Source records –
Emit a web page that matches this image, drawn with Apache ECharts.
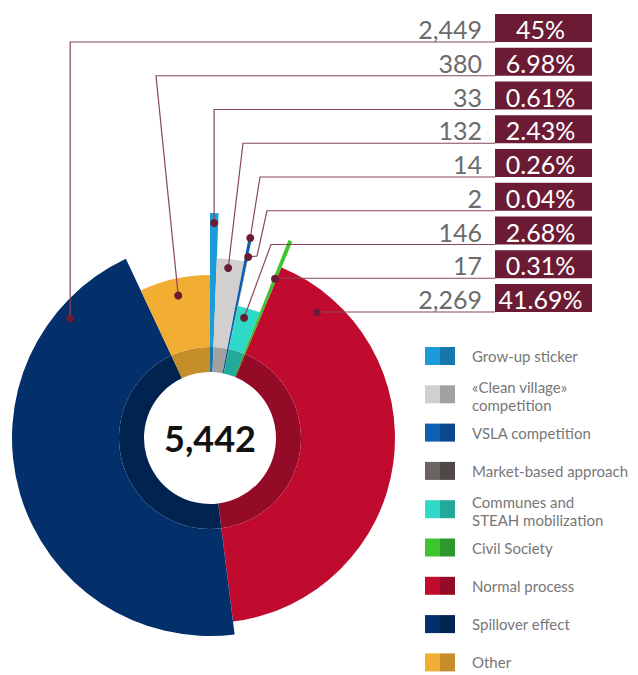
<!DOCTYPE html>
<html>
<head>
<meta charset="utf-8">
<script src="https://cdn.jsdelivr.net/npm/echarts@6/dist/echarts.min.js"></script>
<style>
  html, body { margin: 0; padding: 0; background: #ffffff; }
  #chart { width: 638px; height: 675px; }
</style>
</head>
<body>
<div id="chart"></div>
<script>
// Slices run clockwise from 12 o'clock in this order
const categories = [
  'Grow-up sticker', '«Clean village» competition', 'VSLA competition',
  'Market-based approach', 'Communes and STEAH mobilization', 'Civil Society',
  'Normal process', 'Spillover effect', 'Other'
];
const legendLabels = [
  'Grow-up sticker', '«Clean village»\ncompetition', 'VSLA competition',
  'Market-based approach', 'Communes and\nSTEAH mobilization', 'Civil Society',
  'Normal process', 'Spillover effect', 'Other'
];
const values = [33, 132, 14, 2, 146, 17, 2269, 2449, 380];
const valueLabels = ['33', '132', '14', '2', '146', '17', '2,269', '2,449', '380'];
const percentLabels = ['0.61%', '2.43%', '0.26%', '0.04%', '2.68%', '0.31%', '41.69%', '45%', '6.98%'];
const totalLabel = '5,442';
// Rows of the value table, top to bottom (indices into categories)
const tableOrder = [7, 8, 0, 1, 2, 3, 4, 5, 6];

// ---- styling ----
const lightColors = ['#1d9ad8', '#d1d0ce', '#0d5fb4', '#6a6360', '#2fd9c8', '#3cc52c', '#c00b2f', '#03306b', '#f2ad33'];
const darkColors  = ['#1677ad', '#a3a19f', '#0a4a8c', '#4e4846', '#22a99b', '#2c9a2a', '#940b27', '#00234f', '#c68d2b'];
const outerRadius = [225, 180, 205, 187, 135, 213, 185, 198, 163];
const CX = 210, CY = 438;
const INNER_R = 66, RING_R = 91;

// leader anchor: position inside the slice (fraction of its arc, radius) and route
const leaders = {
  7: { f: 0.85,  r: 184, corner: null },
  8: { f: 0.5,   r: 146, corner: 156 },
  0: { f: 0.5,   r: 215, corner: null },
  1: { f: 0.45,  r: 171, corner: 243 },
  2: { f: 0.5,   r: 204, corner: 260 },
  3: { f: 0.5,   r: 185, corner: 267, bend: [257, 256] },
  4: { f: 0.4,   r: 125, corner: 271 },
  5: { f: 0.5,   r: 172, corner: null },
  6: { f: 0.117, r: 165, corner: null }
};

const ROW_TOP = 14, ROW_STEP = 33.75, BOX_H = 28;
const NUM_RIGHT = 482, BOX_X = 495, BOX_W = 97;
const MAROON = '#6c1b34';
const LINE = '#86485a';

const total = values.reduce((a, b) => a + b, 0);
const cum = [];
values.reduce((acc, v, i) => { cum[i] = acc; return acc + v; }, 0);

function polar(angleFrac, r) {
  const t = angleFrac * Math.PI * 2;
  return [CX + r * Math.sin(t), CY - r * Math.cos(t)];
}

const pieBase = {
  type: 'pie',
  center: [CX, CY],
  startAngle: 90,
  clockwise: true,
  silent: true,
  animation: false,
  avoidLabelOverlap: false,
  label: { show: false },
  labelLine: { show: false },
  emphasis: { disabled: true }
};

const series = [];
// darker inner ring
series.push(Object.assign({}, pieBase, {
  radius: [INNER_R, RING_R],
  data: categories.map((name, i) => ({
    name, value: values[i],
    itemStyle: { color: darkColors[i], borderWidth: 0 }
  }))
}));
// one outer ring per slice so each can reach its own radius
categories.forEach((_, k) => {
  series.push(Object.assign({}, pieBase, {
    radius: [RING_R, outerRadius[k]],
    data: categories.map((name, i) => ({
      name, value: values[i],
      itemStyle: i === k
        ? { color: lightColors[i], borderWidth: 0 }
        : { color: 'rgba(0,0,0,0)', borderWidth: 0 }
    }))
  }));
});

const graphics = [];

// value table with leader lines
tableOrder.forEach((idx, row) => {
  const top = ROW_TOP + row * ROW_STEP;
  const lineY = top + BOX_H;
  const spec = leaders[idx];
  const dot = polar((cum[idx] + spec.f * values[idx]) / total, spec.r);
  const pts = [dot];
  if (spec.bend) pts.push(spec.bend);
  const cornerX = spec.corner === null ? dot[0] : spec.corner;
  pts.push([cornerX, lineY]);
  pts.push([BOX_X, lineY]);
  graphics.push({
    type: 'polyline', z: 100, silent: true,
    shape: { points: pts },
    style: { stroke: LINE, lineWidth: 1.2, fill: null }
  });
  graphics.push({
    type: 'circle', z: 101, silent: true,
    shape: { cx: dot[0], cy: dot[1], r: 4 },
    style: { fill: MAROON }
  });
  graphics.push({
    type: 'text', z: 101, silent: true,
    style: {
      text: valueLabels[idx], x: NUM_RIGHT, y: top + BOX_H / 2 + 1,
      textAlign: 'right', textVerticalAlign: 'middle',
      font: '25px Lato', fill: '#6b6b6b'
    }
  });
  graphics.push({
    type: 'rect', z: 100, silent: true,
    shape: { x: BOX_X, y: top, width: BOX_W, height: BOX_H },
    style: { fill: MAROON }
  });
  graphics.push({
    type: 'text', z: 101, silent: true,
    style: {
      text: percentLabels[idx], x: BOX_X + BOX_W / 2 - 3, y: top + BOX_H / 2 + 1,
      textAlign: 'center', textVerticalAlign: 'middle',
      font: '25px Lato', fill: '#ffffff'
    }
  });
});

// total in the middle
graphics.push({
  type: 'text', z: 101, silent: true,
  style: {
    text: totalLabel, x: CX, y: CY,
    textAlign: 'center', textVerticalAlign: 'middle',
    font: 'bold 36px Lato', fill: '#111111'
  }
});

// legend with two-tone swatches
const LEG_X = 425, LEG_TOP = 347, LEG_STEP = 38.3, SW_W = 30, SW_H = 18;
categories.forEach((_, i) => {
  const y = LEG_TOP + i * LEG_STEP;
  graphics.push({
    type: 'rect', silent: true,
    shape: { x: LEG_X, y, width: SW_W / 2, height: SW_H },
    style: { fill: lightColors[i] }
  });
  graphics.push({
    type: 'rect', silent: true,
    shape: { x: LEG_X + SW_W / 2, y, width: SW_W / 2, height: SW_H },
    style: { fill: darkColors[i] }
  });
  const twoLine = legendLabels[i].indexOf('\n') >= 0;
  graphics.push({
    type: 'text', silent: true,
    style: {
      text: legendLabels[i], x: 472, y: y + SW_H / 2 + (twoLine ? 2 : 0),
      textAlign: 'left', textVerticalAlign: 'middle',
      font: '15px Lato', lineHeight: 18, fill: '#777777'
    }
  });
});

const chart = echarts.init(document.getElementById('chart'), null, { renderer: 'svg' });
chart.setOption({
  backgroundColor: '#ffffff',
  animation: false,
  series,
  graphic: { elements: graphics }
});
</script>
</body>
</html>
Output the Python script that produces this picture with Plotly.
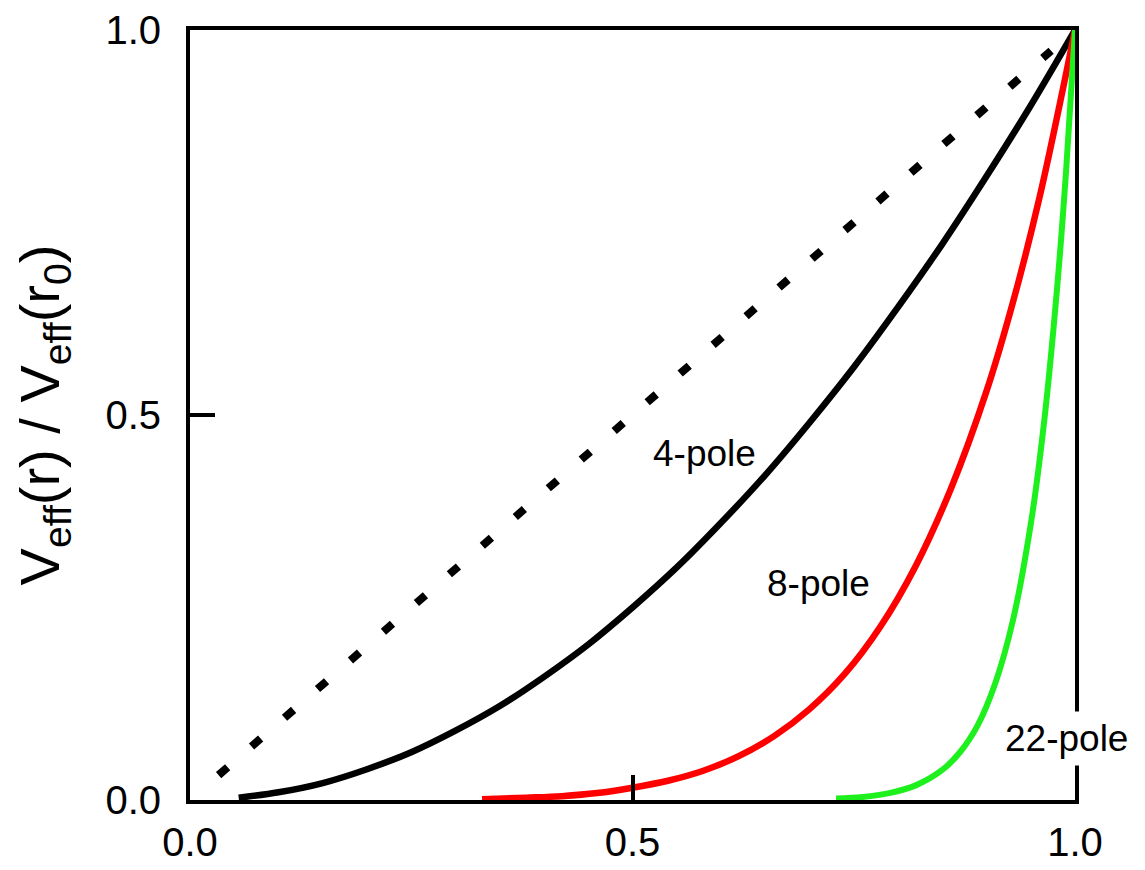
import plotly.graph_objects as go

# ---- data ----
ref_x = [0.0323, 0.973]
ref_y = [0.0323, 0.973]

pole4_x = [0.055, 0.10, 0.15, 0.20, 0.25, 0.30, 0.35, 0.40, 0.45, 0.50,
           0.55, 0.60, 0.65, 0.70, 0.75, 0.80, 0.85, 0.90, 0.95, 1.00]
pole4_y = [0.003, 0.010, 0.022, 0.040, 0.062, 0.090, 0.122, 0.160, 0.202, 0.250,
           0.302, 0.360, 0.422, 0.490, 0.562, 0.640, 0.722, 0.810, 0.902, 1.000]

pole8_x = [0.33, 0.38, 0.42, 0.46, 0.50, 0.54, 0.58, 0.62, 0.66, 0.70,
           0.74, 0.78, 0.82, 0.86, 0.90, 0.93, 0.96, 1.00]
pole8_y = [0.001, 0.003, 0.005, 0.009, 0.016, 0.025, 0.038, 0.057, 0.083, 0.118,
           0.164, 0.225, 0.304, 0.405, 0.531, 0.647, 0.783, 1.000]

pole22_x = [0.73, 0.76, 0.79, 0.82, 0.85, 0.87, 0.89, 0.91, 0.93, 0.95,
            0.965, 0.98, 0.99, 1.00]
pole22_y = [0.002, 0.004, 0.009, 0.019, 0.039, 0.062, 0.097, 0.152, 0.234, 0.358,
            0.490, 0.668, 0.818, 1.000]

tick_vals = [0.0, 0.5, 1.0]
tick_text = ["0.0", "0.5", "1.0"]
mark_vals = [0.5]

labels = ["4-pole", "8-pole", "22-pole"]

FONT = "Arial, Liberation Sans, sans-serif"

fig = go.Figure()
fig.add_trace(go.Scatter(x=ref_x, y=ref_y, mode="lines",
                         line=dict(color="black", width=8, dash="12px,31.7px"),
                         showlegend=False, hoverinfo="skip"))
fig.add_trace(go.Scatter(x=pole4_x, y=pole4_y, mode="lines",
                         line=dict(color="black", width=6.5, shape="spline"),
                         showlegend=False))
fig.add_trace(go.Scatter(x=pole8_x, y=pole8_y, mode="lines",
                         line=dict(color="#ff0000", width=6.5, shape="spline"),
                         showlegend=False))
fig.add_trace(go.Scatter(x=pole22_x, y=pole22_y, mode="lines",
                         line=dict(color="#1ef01e", width=6, shape="spline"),
                         showlegend=False))

fig.add_annotation(x=0.5816, y=0.450, text=labels[0], showarrow=False,
                   font=dict(family=FONT, size=37, color="black"))
fig.add_annotation(x=0.7096, y=0.2815, text=labels[1], showarrow=False,
                   font=dict(family=FONT, size=37, color="black"))
fig.add_annotation(x=0.9906, y=0.0795, text=labels[2], showarrow=False,
                   font=dict(family=FONT, size=37, color="black"),
                   bgcolor="white", borderpad=6)

axis_common = dict(
    range=[0, 1], tickvals=tick_vals, ticktext=tick_text,
    ticks="", showline=True, linewidth=4, linecolor="black", mirror=True,
    showgrid=False, zeroline=False, layer="above traces", automargin=False,
    tickfont=dict(family=FONT, size=40, color="black"),
    minor=dict(tickvals=mark_vals, ticks="inside", ticklen=25, tickwidth=4,
               tickcolor="black", showgrid=False),
)

# the page body adds an 8px margin, so the figure is offset by 8px
fig.update_layout(
    width=1137, height=862,
    margin=dict(l=182, r=70, t=22, b=70, autoexpand=False),
    plot_bgcolor="white", paper_bgcolor="white",
    font=dict(family=FONT, color="black"),
    showlegend=False,
    xaxis=dict(**axis_common, ticklabelstandoff=4),
    yaxis=dict(**axis_common, ticklabelstandoff=17,
               title=dict(text="V<sub>eff</sub>(r) / V<sub>eff</sub>(r<sub>0</sub>)",
                          font=dict(family=FONT, size=56, color="black"),
                          standoff=40)),
)

fig.write_html("out.html")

Do this – Using the entries above, write out exactly the lines from the one with "Output the Python" through the one with "0.810, 0.902, 1.000]", ends included. Leave out any pictures.

Task solution –
Output the Python script that produces this picture with Plotly.
import plotly.graph_objects as go

# ---- data ----
ref_x = [0.0323, 0.973]
ref_y = [0.0323, 0.973]

pole4_x = [0.055, 0.10, 0.15, 0.20, 0.25, 0.30, 0.35, 0.40, 0.45, 0.50,
           0.55, 0.60, 0.65, 0.70, 0.75, 0.80, 0.85, 0.90, 0.95, 1.00]
pole4_y = [0.003, 0.010, 0.022, 0.040, 0.062, 0.090, 0.122, 0.160, 0.202, 0.250,
           0.302, 0.360, 0.422, 0.490, 0.562, 0.640, 0.722, 0.810, 0.902, 1.000]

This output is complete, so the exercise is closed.